Joe McDonald writes from Beijing in the Independent about a policy signal that’s hard to sweep under the rug.
China is the biggest auto market by number of vehicles sold, giving any policy changes outsize importance for the global industry.
A deputy industry minister, Xin Guobin, said at an auto industry forum on Saturday his ministry has begun “research on formulating a timetable to stop production and sales of traditional energy vehicles,” according to the Xinhua News Agency and the Communist Party newspaper People’s Daily.
Meanwhile, in Bloomberg News:
China will set a deadline for automakers to end sales of fossil-fuel-powered vehicles, becoming the biggest market to do so in a move that will accelerate the push into the electric car market led by companies including BYD Co. and BAIC Motor Corp.
Xin Guobin, the vice minister of industry and information technology, said the government is working with other regulators on a timetable to end production and sales. The move will have a profound impact on the environment and growth of China’s auto industry, Xin said at an auto forum in Tianjin on Saturday.
The world’s second-biggest economy, which has vowed to cap its carbon emissions by 2030 and curb worsening air pollution, is the latest to join countries such as the U.K. and France seeking to phase out vehicles using gasoline and diesel. The looming ban on combustion-engine automobiles will goad both local and global automakers to focus on introducing more zero-emission electric cars to help clean up smog-choked major cities.
“The implementation of the ban for such a big market like China can be later than 2040,” said Liu Zhijia, an assistant general manager at Chery Automobile Co., the country’s biggest passenger car exporter that unveiled a new line for upscale battery-powered and plug-in hybrid models at the Frankfurt motor show last week. “That will leave plenty of time for everyone to prepare.”













Seems something happened to my post here. I don’t think electric cars are the answer to the question that needs asking. Banning internal combustion engines is of course needed, but it does nothing to address the issues with a society based on automobiles and related infrastructure.

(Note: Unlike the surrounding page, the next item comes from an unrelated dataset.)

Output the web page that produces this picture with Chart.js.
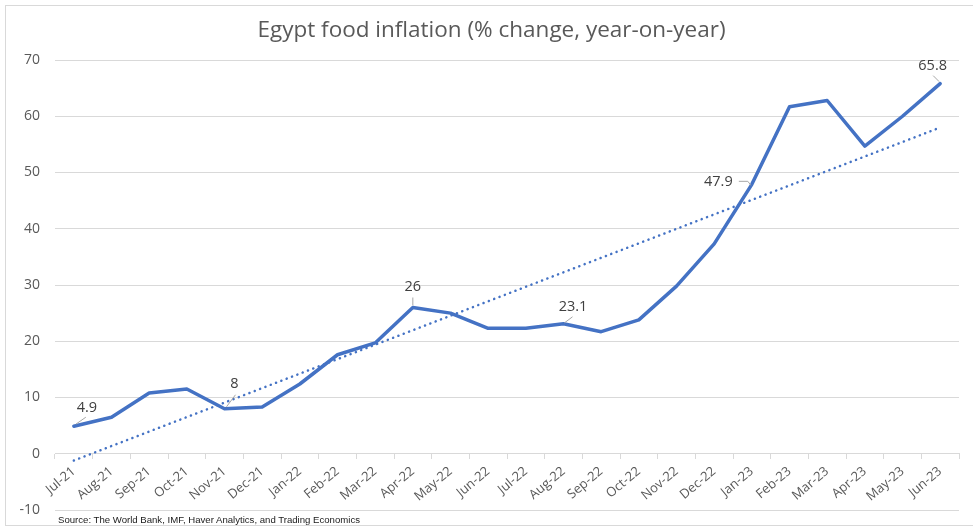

We (the royal we) need to do better.
I agree. The world plateau and decline of car dependency needs to be accelerated concurrently with building more walkable and transit-oriented communities.
Why? Because it’s 2017.
Hot investment tip: buy shares in lithium producers quickly. When the monolithic Chinese government makes a decision , they act quickly. Just look at their massive PV panel production (now with very high quality products) and high-speed rail build-out. Lithium, like oil, is a non-renewable resource.
Is this what you meant?
https://en.wikipedia.org/wiki/Royal_we
Fossil fuel companies need to diversify. If they don’t, they may suffer the same fate as companies like Kodak, who failed to change quickly enough.